CM-301b · Module 3

The Skeptic Who Is Right

3 min read

The most important outcome when a skeptic raises a valid concern is to fix the problem, not win the argument. This is harder than it sounds, because by the time a skeptic has been raising a concern for several weeks, the change management team has often become focused on overcoming the resistance rather than evaluating the underlying concern. Let me be clear: the initiative that changed based on skeptic feedback is more resilient than the one that steamrolled it. The change that was improved by valid criticism is harder to attack than the change that dismissed it.

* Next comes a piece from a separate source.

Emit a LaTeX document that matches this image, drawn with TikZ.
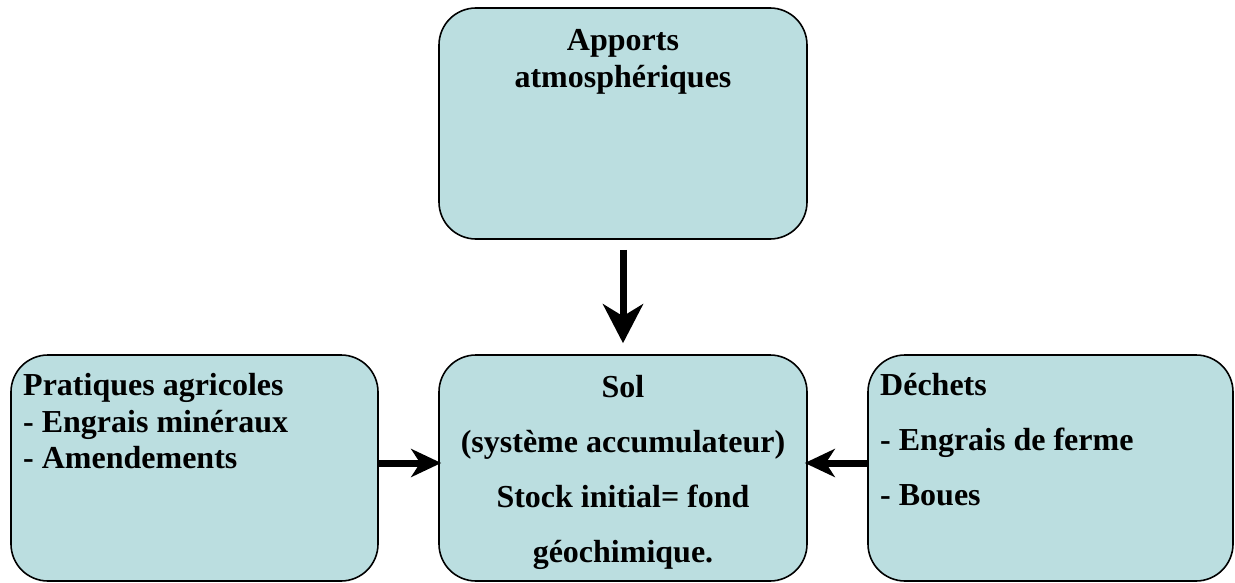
\documentclass[tikz,border=0pt]{standalone}
\usepackage{fontspec}
\setmainfont{Liberation Serif}
\usetikzlibrary{arrows.meta}
\definecolor{boxfill}{RGB}{187,222,224}
\begin{document}
\begin{tikzpicture}[x=1pt,y=-1pt,
  box/.style={draw=black,line width=1.6pt,fill=boxfill,rounded corners=37pt,inner sep=0pt},
  txt/.style={font=\fontsize{32}{37}\selectfont\bfseries,inner sep=0pt,anchor=base},
  ltxt/.style={txt,anchor=base west},
  flow/.style={line width=7pt},
  bigtip/.style={-{Stealth[length=39pt,width=40pt,inset=12pt]}},
  smalltip/.style={-{Stealth[length=30pt,width=28pt,inset=9pt]}}]
\useasboundingbox[fill=white] (0,0) rectangle (1235,583);
\node[box,minimum width=368pt,minimum height=231pt] (top) at (623,123.5) {};
\node[box,minimum width=368pt,minimum height=226pt] (mid) at (623,468) {};
\node[box,minimum width=367pt,minimum height=226pt] (left) at (194.5,468) {};
\node[box,minimum width=365pt,minimum height=226pt] (right) at (1050.5,468) {};
% texts
\node[txt] (t1) at (623,51) {Apports};
\node[txt] (t2) at (623,88) {atmosphériques};
\node[txt] (m1) at (623,397) {Sol};
\node[txt] (m2) at (623,452) {(système accumulateur)};
\node[txt] (m3) at (623,507) {Stock initial= fond};
\node[txt] (m4) at (623,562) {géochimique.};
\node[ltxt] (l1) at (23,395) {Pratiques agricoles};
\node[ltxt] (l2) at (23,432) {- Engrais minéraux};
\node[ltxt] (l3) at (23,468) {- Amendements};
\node[ltxt] (r1) at (880,395) {Déchets};
\node[ltxt] (r2) at (880,450) {- Engrais de ferme};
\node[ltxt] (r3) at (880,505) {- Boues};
% connectors
\coordinate (yarrow) at (0,463);
\draw[flow,bigtip,shorten <=10pt,shorten >=11pt] (top.south) -- (mid.north);
\draw[flow,smalltip] (left.east |- yarrow) -- ([xshift=3pt]mid.west |- yarrow);
\draw[flow,smalltip] (right.west |- yarrow) -- ([xshift=-3pt]mid.east |- yarrow);
\end{tikzpicture}
\end{document}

  1. Create the Valid Concern Process Establish a formal mechanism for evaluating skeptic concerns: document the concern, assess it against the initiative's risk framework, determine whether it requires a design change, and communicate the outcome to the skeptic. This is not a bureaucratic exercise — it is evidence that skeptic concerns are being taken seriously rather than managed away.
  2. Act on Valid Concerns Visibly When a skeptic concern produces an initiative change, make the change visible and credit the skeptic: "Based on the governance concerns Sarah raised, we have added an audit trail requirement to the data handling framework." This accomplishes two things: it demonstrates that skepticism produces improvement, not just friction; and it signals to other potential skeptics that their concerns will be addressed rather than ignored.
  3. Build a Culture of Productive Skepticism The organization that has learned to productively engage skeptics builds better initiatives. Formalize this: post-initiative retrospectives that specifically credit valid skeptic contributions, change management training that distinguishes between valid concerns and manufactured resistance, and explicit recognition for stakeholders who improve the initiative through critical engagement.